An archbishop who publicly questioned President Vaclav Klaus’ fitness for office was replaced by one who went with him on pilgrimages and gives him Christmas gifts. Archbishop Dominik Duka, the “smiling diplomat”, had been in office only a few weeks when he managed to remove a roadblock to the concordat that Klaus once claimed he’d never sign.
This agreement was made ten years after the collapse of the Austro-Hungarian empire at the end of WWI led to the creation of Czechoslovakia. It was a diplomatic note needing no approval by the new country's democratic parliament. The Vatican was obliged to give the government a veto over the appointment of bishops (Article 4) in return for state subsidies for the Church (Article 1) and an end to state administration of Church property (Article 2).

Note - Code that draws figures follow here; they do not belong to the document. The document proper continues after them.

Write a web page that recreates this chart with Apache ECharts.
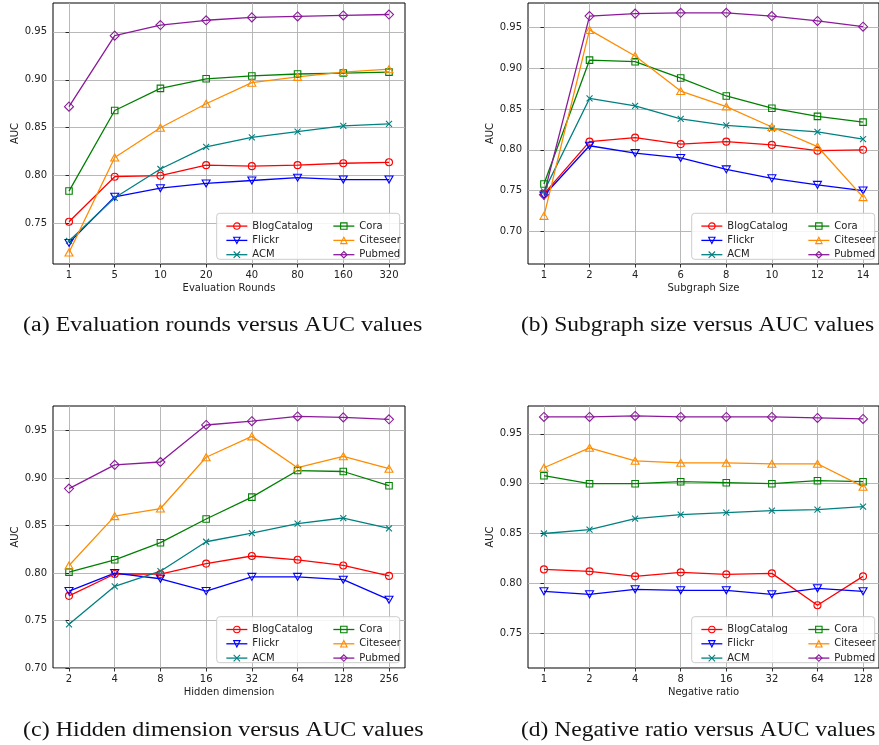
<!DOCTYPE html>
<html>
<head>
<meta charset="utf-8">
<script src="https://cdn.jsdelivr.net/npm/echarts@6/dist/echarts.min.js"></script>
<style>
html,body{margin:0;padding:0;background:#fff;}
#chart{width:879px;height:745px;}
</style>
</head>
<body>
<div id="chart"></div>
<script>
// ---- tick labels ----
const roundsLabels = ['1','5','10','20','40','80','160','320'];
const sizeLabels = ['1','2','4','6','8','10','12','14'];
const dimLabels = ['2','4','8','16','32','64','128','256'];
const ratioLabels = ['1','2','4','8','16','32','64','128'];

const seriesNames = ['BlogCatalog','Flickr','ACM','Cora','Citeseer','Pubmed'];
const yTicksA = [0.75,0.80,0.85,0.90,0.95];
const yTicksB = [0.70,0.75,0.80,0.85,0.90,0.95];
const yTicksC = [0.70,0.75,0.80,0.85,0.90,0.95];
const yTicksD = [0.75,0.80,0.85,0.90,0.95];

// ---- (a) Evaluation rounds ----
const a_BlogCatalog = [0.752,0.799,0.800,0.811,0.810,0.811,0.813,0.814];
const a_Flickr      = [0.730,0.778,0.787,0.792,0.795,0.798,0.796,0.796];
const a_ACM         = [0.732,0.777,0.807,0.830,0.840,0.846,0.852,0.854];
const a_Cora        = [0.784,0.868,0.891,0.901,0.904,0.906,0.907,0.908];
const a_Citeseer    = [0.720,0.819,0.850,0.875,0.897,0.903,0.908,0.911];
const a_Pubmed      = [0.872,0.946,0.957,0.962,0.965,0.966,0.967,0.968];

// ---- (b) Subgraph size ----
const b_BlogCatalog = [0.746,0.810,0.815,0.807,0.810,0.806,0.799,0.800];
const b_Flickr      = [0.744,0.805,0.796,0.790,0.776,0.765,0.757,0.750];
const b_ACM         = [0.749,0.863,0.854,0.838,0.830,0.826,0.822,0.813];
const b_Cora        = [0.758,0.910,0.908,0.888,0.866,0.851,0.841,0.834];
const b_Citeseer    = [0.719,0.947,0.915,0.872,0.853,0.828,0.804,0.742];
const b_Pubmed      = [0.745,0.964,0.967,0.968,0.968,0.964,0.958,0.951];

// ---- (c) Hidden dimension ----
const c_BlogCatalog = [0.776,0.799,0.799,0.810,0.818,0.814,0.808,0.797];
const c_Flickr      = [0.781,0.800,0.794,0.781,0.796,0.796,0.793,0.772];
const c_ACM         = [0.746,0.786,0.802,0.833,0.842,0.852,0.858,0.847];
const c_Cora        = [0.801,0.814,0.832,0.857,0.880,0.908,0.907,0.892];
const c_Citeseer    = [0.808,0.860,0.868,0.922,0.944,0.911,0.923,0.910];
const c_Pubmed      = [0.889,0.914,0.917,0.956,0.960,0.965,0.964,0.962];

// ---- (d) Negative ratio ----
const d_BlogCatalog = [0.814,0.812,0.807,0.811,0.809,0.810,0.778,0.807];
const d_Flickr      = [0.792,0.789,0.794,0.793,0.793,0.789,0.795,0.792];
const d_ACM         = [0.850,0.854,0.865,0.869,0.871,0.873,0.874,0.877];
const d_Cora        = [0.908,0.900,0.900,0.902,0.901,0.900,0.903,0.902];
const d_Citeseer    = [0.916,0.936,0.923,0.921,0.921,0.920,0.920,0.897];
const d_Pubmed      = [0.967,0.967,0.968,0.967,0.967,0.967,0.966,0.965];

const captions = [
  '(a) Evaluation rounds versus AUC values',
  '(b) Subgraph size versus AUC values',
  '(c) Hidden dimension versus AUC values',
  '(d) Negative ratio versus AUC values'
];

// ---- styles ----
const colors = {BlogCatalog:'#ff0000', Flickr:'#0000ff', ACM:'#008080', Cora:'#008000', Citeseer:'#ff8c00', Pubmed:'#8b1a9b'};
const symbols = {
  BlogCatalog:{symbol:'circle', size:7, rot:0},
  Flickr:{symbol:'triangle', size:[8,7], rot:180},
  ACM:{symbol:'path://M0,0L10,10M10,0L0,10', size:6, rot:0},
  Cora:{symbol:'rect', size:6.5, rot:0},
  Citeseer:{symbol:'triangle', size:[8,7], rot:0},
  Pubmed:{symbol:'diamond', size:9, rot:0}
};
const FONT = 'DejaVu Sans';

const panels = [
  {labels: roundsLabels, xName:'Evaluation Rounds', data:[a_BlogCatalog,a_Flickr,a_ACM,a_Cora,a_Citeseer,a_Pubmed], yMin:0.708, yMax:0.980, yTicks:yTicksA,
   grid:{left:53, top:3, width:352, height:261}, legendX:216.7, legendY:213.3},
  {labels: sizeLabels, xName:'Subgraph Size', data:[b_BlogCatalog,b_Flickr,b_ACM,b_Cora,b_Citeseer,b_Pubmed], yMin:0.660, yMax:0.980, yTicks:yTicksB,
   grid:{left:528, top:3, width:352, height:261}, legendX:691.7, legendY:213.3},
  {labels: dimLabels, xName:'Hidden dimension', data:[c_BlogCatalog,c_Flickr,c_ACM,c_Cora,c_Citeseer,c_Pubmed], yMin:0.700, yMax:0.976, yTicks:yTicksC,
   grid:{left:53, top:406, width:352, height:262}, legendX:216.7, legendY:616.7},
  {labels: ratioLabels, xName:'Negative ratio', data:[d_BlogCatalog,d_Flickr,d_ACM,d_Cora,d_Citeseer,d_Pubmed], yMin:0.715, yMax:0.978, yTicks:yTicksD,
   grid:{left:528, top:406, width:352, height:262}, legendX:691.7, legendY:616.7}
];

const option = {
  animation:false,
  backgroundColor:'#fff',
  grid:[], xAxis:[], yAxis:[], series:[], legend:[], graphic:[]
};

const splitStyle = {show:true, lineStyle:{color:'#b0b0b0', width:0.9}};
panels.forEach((p, pi) => {
  option.grid.push(Object.assign({show:true, borderColor:'#000', borderWidth:1, backgroundColor:'transparent', containLabel:false}, p.grid));
  const idxs = p.labels.map((_, i) => i);
  option.xAxis.push({
    gridIndex:pi, type:'value', min:-0.35, max:p.labels.length - 1 + 0.35,
    name:p.xName, nameLocation:'middle', nameGap:19,
    nameTextStyle:{fontFamily:FONT, fontSize:10, color:'#222'},
    axisLine:{show:false},
    axisTick:{show:true, length:3.5, customValues:idxs, lineStyle:{color:'#000', width:0.8}},
    axisLabel:{customValues:idxs, margin:6, fontFamily:FONT, fontSize:10, color:'#222',
      formatter:(v) => p.labels[Math.round(v)]},
    splitLine:splitStyle
  });
  option.yAxis.push({
    gridIndex:pi, type:'value', min:p.yMin, max:p.yMax,
    name:'AUC', nameLocation:'middle', nameGap:31, nameRotate:90,
    nameTextStyle:{fontFamily:FONT, fontSize:10, color:'#222'},
    axisLine:{show:false},
    axisTick:{show:true, length:3.5, customValues:p.yTicks, lineStyle:{color:'#000', width:0.8}},
    axisLabel:{customValues:p.yTicks, margin:6, fontFamily:FONT, fontSize:10, color:'#222',
      formatter:(v) => v.toFixed(2)},
    splitLine:splitStyle
  });
  seriesNames.forEach((name, si) => {
    const s = symbols[name];
    option.series.push({
      type:'line', name:name, xAxisIndex:pi, yAxisIndex:pi,
      data:p.data[si].map((v, i) => [i, v]),
      symbol:s.symbol, symbolSize:s.size, symbolRotate:s.rot, showAllSymbol:true,
      clip:false, z:2,
      color:colors[name],
      lineStyle:{color:colors[name], width:1.3},
      itemStyle:{color:'rgba(255,255,255,0)', borderColor:colors[name], borderWidth:1.1},
      emphasis:{disabled:true}
    });
  });
  // legend box
  option.graphic.push({
    type:'rect', z:3,
    shape:{x:p.legendX, y:p.legendY, width:183, height:46, r:3},
    style:{fill:'rgba(255,255,255,0.85)', stroke:'#cccccc', lineWidth:1}
  });
  [[0,3,4],[3,6,111]].forEach(([a, b, dx]) => {
    option.legend.push({
      orient:'vertical', left:p.legendX + dx, top:p.legendY + 1.8,
      data:seriesNames.slice(a, b).map(n => ({
        name:n,
        itemStyle:{color:'rgba(255,255,255,0)', borderColor:colors[n], borderWidth:1.1},
        lineStyle:{color:colors[n], width:1.3}
      })),
      z:5,
      itemWidth:21, itemHeight:8, itemGap:2.3,
      selectedMode:false,
      textStyle:{fontFamily:FONT, fontSize:10, color:'#222', lineHeight:12}
    });
  });
});

// captions
[[23,316,1.2],[521,316,1.175],[23,721,1.2],[521,721,1.175]].forEach(([x, y, sx], i) => {
  option.graphic.push({
    type:'text', x:x, y:y, scaleX:sx,
    style:{text:captions[i], font:'20px "Liberation Serif"', fill:'#111', align:'left', verticalAlign:'top'}
  });
});

const chart = echarts.init(document.getElementById('chart'), null, {renderer:'canvas'});
chart.setOption(option);
</script>
</body>
</html>
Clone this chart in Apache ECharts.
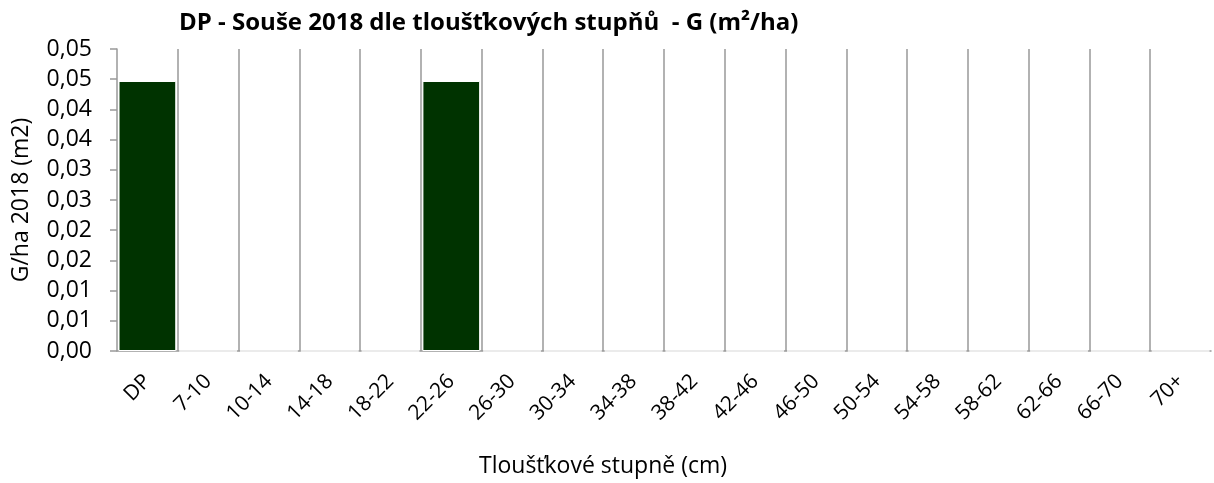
<!DOCTYPE html>
<html>
<head>
<meta charset="utf-8">
<script src="https://cdn.jsdelivr.net/npm/echarts@6/dist/echarts.min.js"></script>
<style>
  html, body { margin: 0; padding: 0; background: #fff; }
  #chart { width: 1214px; height: 483px; }
</style>
</head>
<body>
<div id="chart"></div>
<script>
// tloustkove stupne
var categories = ['DP', '7-10', '10-14', '14-18', '18-22', '22-26', '26-30', '30-34', '34-38',
  '38-42', '42-46', '46-50', '50-54', '54-58', '58-62', '62-66', '66-70', '70+'];
var values = [0.0447, 0, 0, 0, 0, 0.0447, 0, 0, 0, 0, 0, 0, 0, 0, 0, 0, 0, 0];
var yTickLabels = ['0,00', '0,01', '0,01', '0,02', '0,02', '0,03', '0,03', '0,04', '0,04', '0,05', '0,05'];

var font = '"Open Sans", sans-serif';
var chart = echarts.init(document.getElementById('chart'), null, { renderer: 'canvas' });

chart.setOption({
  animation: false,
  title: {
    text: 'DP - Souše 2018 dle tloušťkových stupňů  - G (m²/ha)',
    left: 174,
    top: 6,
    textStyle: { fontFamily: font, fontSize: 24, fontWeight: 'bold', color: '#000' }
  },
  grid: { left: 117, right: 3, top: 49, bottom: 132 },
  xAxis: {
    type: 'category',
    data: categories,
    name: 'Tloušťkové stupně (cm)',
    nameLocation: 'middle',
    nameGap: 104,
    nameTextStyle: { fontFamily: font, fontSize: 23, color: '#000', padding: [0, 122, 0, 0] },
    axisLine: { lineStyle: { color: '#999', width: 1.5 } },
    axisTick: { show: false },
    axisLabel: { rotate: 45, margin: 27, fontFamily: font, fontSize: 21, color: '#000', interval: 0 },
    splitLine: { show: true, showMinLine: false, showMaxLine: false, lineStyle: { color: '#999', width: 1.5 } }
  },
  yAxis: {
    type: 'value',
    min: 0,
    max: 0.05,
    interval: 0.005,
    name: 'G/ha 2018 (m2)',
    nameLocation: 'middle',
    nameGap: 84,
    nameTextStyle: { fontFamily: font, fontSize: 23, color: '#000' },
    axisLine: { show: true, lineStyle: { color: '#999', width: 1.5 } },
    axisTick: { show: true, length: 7, lineStyle: { color: '#999', width: 1.5 } },
    splitLine: { show: false },
    axisLabel: {
      fontFamily: font, fontSize: 23, color: '#000', margin: 25,
      formatter: function (v) { return yTickLabels[Math.round(v / 0.005)]; }
    }
  },
  series: [{
    type: 'bar',
    data: values,
    barCategoryGap: '5%',
    itemStyle: { color: '#003300', borderColor: '#fff', borderWidth: 1 }
  }]
});
</script>
</body>
</html>
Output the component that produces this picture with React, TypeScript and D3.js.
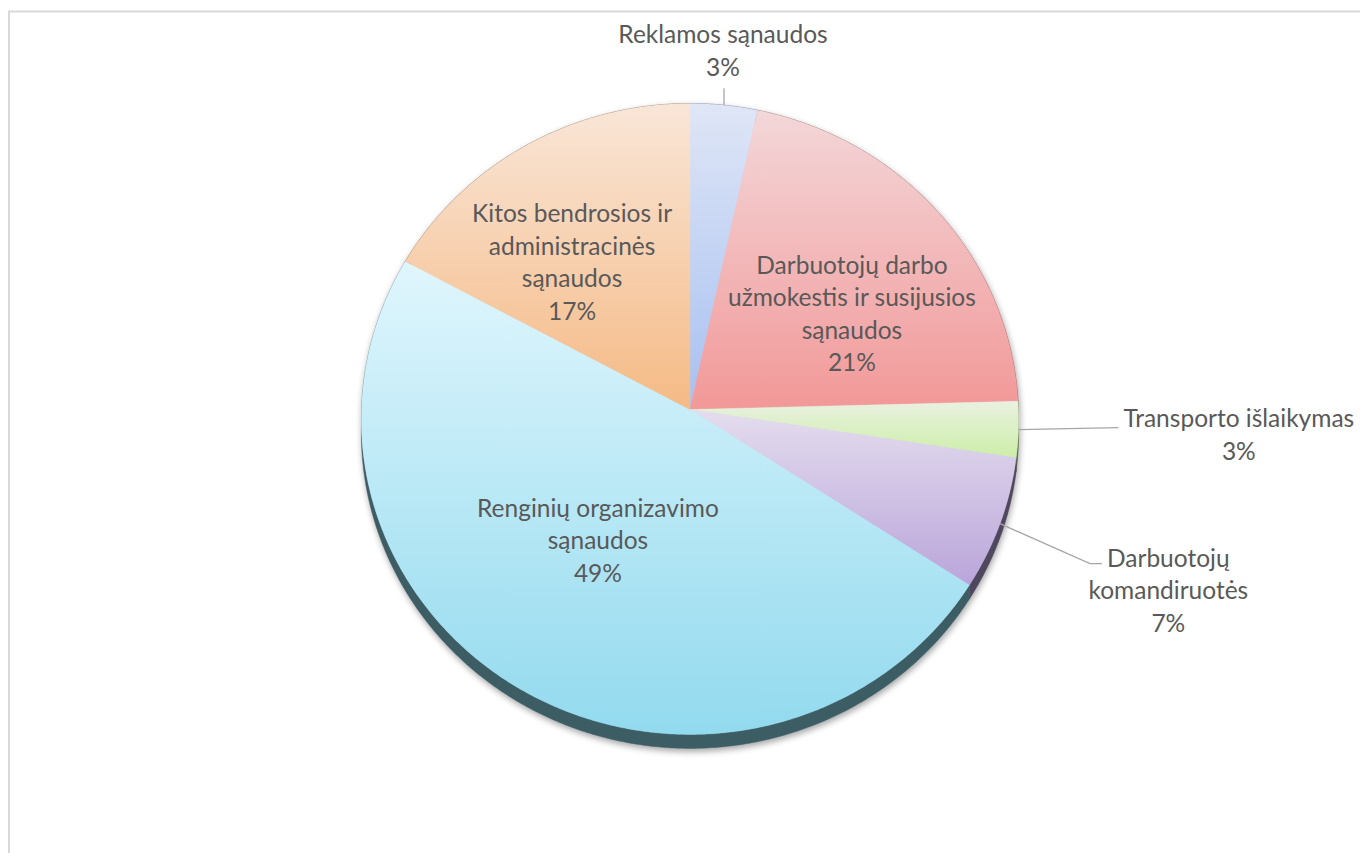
import React, { useEffect, useRef } from 'react';
import * as d3 from 'd3';

// data
const categories = [
  'Reklamos sąnaudos',
  'Darbuotojų darbo užmokestis ir susijusios sąnaudos',
  'Transporto išlaikymas',
  'Darbuotojų komandiruotės',
  'Renginių organizavimo sąnaudos',
  'Kitos bendrosios ir administracinės sąnaudos',
];
const values = [3.4, 21.2, 2.85, 6.8, 48.7, 17.1];
const labelLines = [
  ['Reklamos sąnaudos'],
  ['Darbuotojų darbo', 'užmokestis ir susijusios', 'sąnaudos'],
  ['Transporto išlaikymas'],
  ['Darbuotojų', 'komandiruotės'],
  ['Renginių organizavimo', 'sąnaudos'],
  ['Kitos bendrosios ir', 'administracinės', 'sąnaudos'],
];
const topColors = ['#dfe6f6', '#f3d7d9', '#e9f1e0', '#e4ddee', '#e0f6fd', '#f9e6d8'];
const bottomColors = ['#a7c0f1', '#f29898', '#cdeea8', '#baa5da', '#92daee', '#f5ba85'];

const W = 1360;
const H = 853;

// slightly tilted pie (perspective)
const CX = 690;
const CY = 409.5;
const RX = 328.5;
const RY = 315.2;
const PERSP = 0.0299;
const DEPTH = 14;

// label layout: inside = [radius fraction, angle deg], outside = leader elbow offset
const labelInside: (number[] | null)[] = [null, [0.584, 58.4], null, null, [0.495, 214], [0.598, 322.5]];
const labelOutside: (number[] | null)[] = [[0, -17], null, [100, -2], [90, 40], null, null];

function project(theta: number, r: number): [number, number] {
  const u = r * Math.sin(theta);
  const v = -r * Math.cos(theta);
  const den = 1 - PERSP * v;
  return [CX + (RX * u) / den, CY + (RY * v) / den];
}

function arcPoints(a0: number, a1: number) {
  const n = Math.max(2, Math.ceil(((a1 - a0) * 180) / Math.PI / 0.5));
  return d3.range(n + 1).map(i => project(a0 + ((a1 - a0) * i) / n, 1));
}

export default function App() {
  const ref = useRef<SVGSVGElement>(null);

  useEffect(() => {
    const svg = d3.select(ref.current);
    svg.selectAll('*').remove();

    const total = d3.sum(values);
    const pct = d3.format('.0%');
    const arcs = d3.pie<number>().sort(null).value(d => d)(values);
    const line = d3.line();

    const defs = svg.append('defs');
    arcs.forEach((a, i) => {
      const g = defs.append('linearGradient').attr('id', 'grad' + i)
        .attr('x1', 0).attr('y1', 0).attr('x2', 0).attr('y2', 1);
      g.append('stop').attr('offset', '0%').attr('stop-color', topColors[i]);
      g.append('stop').attr('offset', '100%').attr('stop-color', bottomColors[i]);
    });
    defs.append('filter').attr('id', 'shadow')
      .attr('x', '-10%').attr('y', '-10%').attr('width', '120%').attr('height', '125%')
      .append('feDropShadow')
      .attr('dx', 1).attr('dy', 3).attr('stdDeviation', 3)
      .attr('flood-color', '#000').attr('flood-opacity', 0.35);

    // chart frame
    svg.append('rect')
      .attr('x', 9).attr('y', 11.5).attr('width', W + 40).attr('height', H + 40)
      .attr('fill', '#fff').attr('stroke', '#d9d9d9').attr('stroke-width', 2);

    const pieG = svg.append('g').attr('filter', 'url(#shadow)');

    // side walls
    arcs.forEach((a, i) => {
      const pts = arcPoints(a.startAngle, a.endAngle);
      const low = pts.map(p => [p[0], p[1] + DEPTH] as [number, number]).reverse();
      const side = d3.color(bottomColors[i])!.darker(2.4).formatHex();
      pieG.append('path')
        .attr('d', line([...pts, ...low]) + 'Z')
        .attr('fill', side)
        .attr('stroke', side)
        .attr('stroke-width', 0.5);
    });

    // top surface
    arcs.forEach((a, i) => {
      const pts = arcPoints(a.startAngle, a.endAngle);
      pieG.append('path')
        .attr('d', line([[CX, CY], ...pts]) + 'Z')
        .attr('fill', `url(#grad${i})`)
        .attr('stroke', `url(#grad${i})`)
        .attr('stroke-width', 0.4);
    });

    const fs = 24.5;
    const lh = 32.5;
    const textG = svg.append('g')
      .attr('font-family', 'Lato, "Open Sans", sans-serif')
      .attr('font-size', fs)
      .attr('fill', '#595959');

    const drawBlock = (lines: string[], x: number, yFirst: number, anchor: string) => {
      const t = textG.append('text').attr('text-anchor', anchor);
      lines.forEach((l, k) => {
        t.append('tspan').attr('x', x).attr('y', yFirst + k * lh + fs * 0.36).text(l);
      });
      return t;
    };

    arcs.forEach((a, i) => {
      const lines = [...labelLines[i], pct(values[i] / total)];
      const inside = labelInside[i];
      if (inside) {
        const [x, y] = project((inside[1] * Math.PI) / 180, inside[0]);
        drawBlock(lines, x, y - ((lines.length - 1) * lh) / 2, 'middle');
        return;
      }
      const off = labelOutside[i]!;
      const mid = (a.startAngle + a.endAngle) / 2;
      const [ex, ey] = project(mid, 1);
      const bx = ex + off[0];
      const by = ey + off[1];
      if (off[0] === 0) {
        // vertical leader, label above
        svg.append('path').attr('d', line([[ex, ey], [bx, by]]))
          .attr('stroke', '#a6a6a6').attr('stroke-width', 1.3).attr('fill', 'none');
        drawBlock(lines, bx - 1, by - 21 - (lines.length - 1) * lh, 'middle');
      } else {
        const hook = off[1] > 10 ? 12 : 0;
        svg.append('path').attr('d', line([[ex, ey], [bx, by], [bx + hook, by]]))
          .attr('stroke', '#a6a6a6').attr('stroke-width', 1.3).attr('fill', 'none');
        const t = drawBlock(lines, 0, by - (hook ? 6 : 9), 'middle');
        const w0 = (t.select('tspan').node() as SVGTSpanElement).getComputedTextLength();
        t.selectAll('tspan').attr('x', bx + hook + 5 + w0 / 2);
      }
    });
  }, []);

  return (
    <svg
      ref={ref}
      width={W}
      height={H}
      style={{ position: 'absolute', left: 0, top: 0, background: '#fff' }}
    />
  );
}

By 1973, when the last Slovak bishop had retired, it was clear that the Vatican would have to enter negotiate with the Communist regime to fill vacant dioceses in Czechoslovakia. However, neither side wanted to set a precedent by letting the other one choose the bishops. The full text of this Vatican agreement is still being kept secret, decades after the fall of the regime that signed it.
The Czechs are the last in Central Europe without a concordat. In 2003 their Chamber of Deputies rejected this concordat draft, arguing that it is disadvantageous for the Czech Republic and gives preferential treatment to the Catholic Church. Although the preamble talks about human rights and Vatican II, (both increasingly under attack by the current pope), the body of this concordat contains the usual demands, as listed by Cardinal Tauran.